### THE PROBLEM:
Transcribe every line from the top down to the line with "['2007', '2008', '2009', '2012', '2013', '2014', '2015', '2016']", both ends included, but not the pictures.

### DATA:
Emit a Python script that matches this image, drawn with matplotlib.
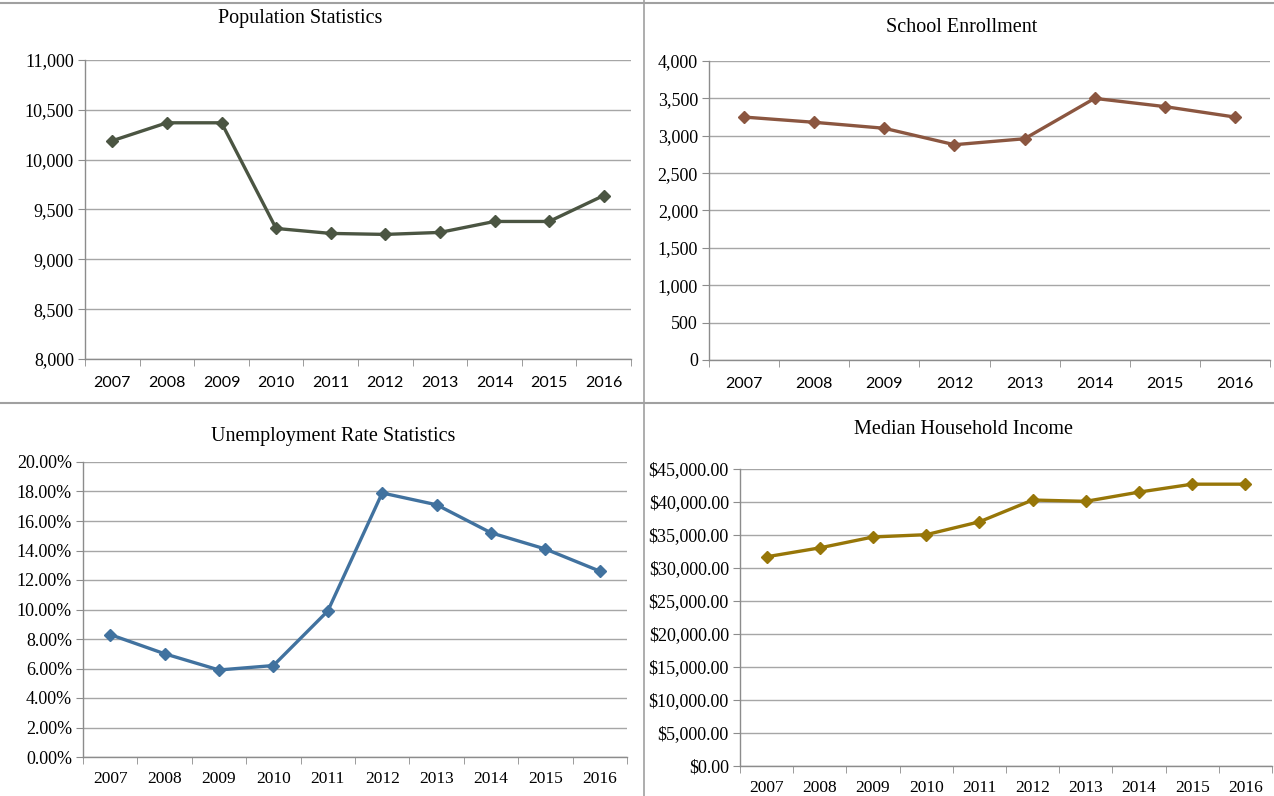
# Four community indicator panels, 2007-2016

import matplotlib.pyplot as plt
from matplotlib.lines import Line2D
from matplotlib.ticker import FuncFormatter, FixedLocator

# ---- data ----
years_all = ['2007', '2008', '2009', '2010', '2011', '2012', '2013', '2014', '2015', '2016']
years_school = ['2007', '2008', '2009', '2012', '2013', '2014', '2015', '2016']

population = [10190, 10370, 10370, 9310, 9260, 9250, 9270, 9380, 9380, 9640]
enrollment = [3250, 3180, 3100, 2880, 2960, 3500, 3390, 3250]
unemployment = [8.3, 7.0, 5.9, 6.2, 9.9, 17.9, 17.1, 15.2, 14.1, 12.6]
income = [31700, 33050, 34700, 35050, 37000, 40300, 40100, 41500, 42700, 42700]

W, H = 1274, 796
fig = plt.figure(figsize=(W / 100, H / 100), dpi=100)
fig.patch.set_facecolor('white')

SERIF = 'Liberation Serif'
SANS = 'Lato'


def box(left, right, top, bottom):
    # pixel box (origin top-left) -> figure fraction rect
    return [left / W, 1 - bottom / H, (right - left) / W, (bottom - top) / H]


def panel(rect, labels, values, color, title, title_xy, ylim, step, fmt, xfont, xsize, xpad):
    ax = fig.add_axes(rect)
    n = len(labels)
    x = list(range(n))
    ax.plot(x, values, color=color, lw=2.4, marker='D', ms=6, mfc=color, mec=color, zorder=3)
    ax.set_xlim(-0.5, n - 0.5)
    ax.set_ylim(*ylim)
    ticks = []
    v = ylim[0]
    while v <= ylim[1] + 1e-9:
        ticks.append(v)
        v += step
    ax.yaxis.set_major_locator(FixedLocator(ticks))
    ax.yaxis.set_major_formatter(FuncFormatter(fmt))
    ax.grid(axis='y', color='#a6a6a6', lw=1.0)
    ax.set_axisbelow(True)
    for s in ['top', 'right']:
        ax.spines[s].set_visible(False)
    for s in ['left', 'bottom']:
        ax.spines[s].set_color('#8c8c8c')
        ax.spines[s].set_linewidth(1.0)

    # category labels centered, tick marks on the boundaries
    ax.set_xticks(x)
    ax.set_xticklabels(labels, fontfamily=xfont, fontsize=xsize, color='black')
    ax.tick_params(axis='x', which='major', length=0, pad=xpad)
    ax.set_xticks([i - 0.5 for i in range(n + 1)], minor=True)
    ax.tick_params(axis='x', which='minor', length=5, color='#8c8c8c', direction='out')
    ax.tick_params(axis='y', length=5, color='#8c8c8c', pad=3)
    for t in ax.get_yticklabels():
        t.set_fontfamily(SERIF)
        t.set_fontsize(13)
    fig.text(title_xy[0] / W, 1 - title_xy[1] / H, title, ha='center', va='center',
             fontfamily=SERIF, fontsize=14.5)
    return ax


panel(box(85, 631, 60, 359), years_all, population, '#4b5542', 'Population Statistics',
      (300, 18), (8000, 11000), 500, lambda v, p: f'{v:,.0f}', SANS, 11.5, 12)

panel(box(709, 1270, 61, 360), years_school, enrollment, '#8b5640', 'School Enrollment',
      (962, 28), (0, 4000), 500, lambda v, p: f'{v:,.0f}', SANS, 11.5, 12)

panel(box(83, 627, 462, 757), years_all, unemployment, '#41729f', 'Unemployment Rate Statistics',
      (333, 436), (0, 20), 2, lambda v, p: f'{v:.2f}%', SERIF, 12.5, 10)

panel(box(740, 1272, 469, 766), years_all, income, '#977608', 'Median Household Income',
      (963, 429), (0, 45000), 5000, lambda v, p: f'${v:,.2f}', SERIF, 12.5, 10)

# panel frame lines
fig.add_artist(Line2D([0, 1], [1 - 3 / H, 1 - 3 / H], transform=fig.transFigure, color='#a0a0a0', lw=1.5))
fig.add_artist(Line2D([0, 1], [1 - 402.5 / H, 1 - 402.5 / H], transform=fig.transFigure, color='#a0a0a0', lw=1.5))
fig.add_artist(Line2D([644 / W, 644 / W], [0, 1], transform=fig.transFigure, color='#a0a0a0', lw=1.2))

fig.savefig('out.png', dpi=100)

### FULL SOLUTION:
Emit a Python script that matches this image, drawn with matplotlib.
# Four community indicator panels, 2007-2016

import matplotlib.pyplot as plt
from matplotlib.lines import Line2D
from matplotlib.ticker import FuncFormatter, FixedLocator

# ---- data ----
years_all = ['2007', '2008', '2009', '2010', '2011', '2012', '2013', '2014', '2015', '2016']
years_school = ['2007', '2008', '2009', '2012', '2013', '2014', '2015', '2016']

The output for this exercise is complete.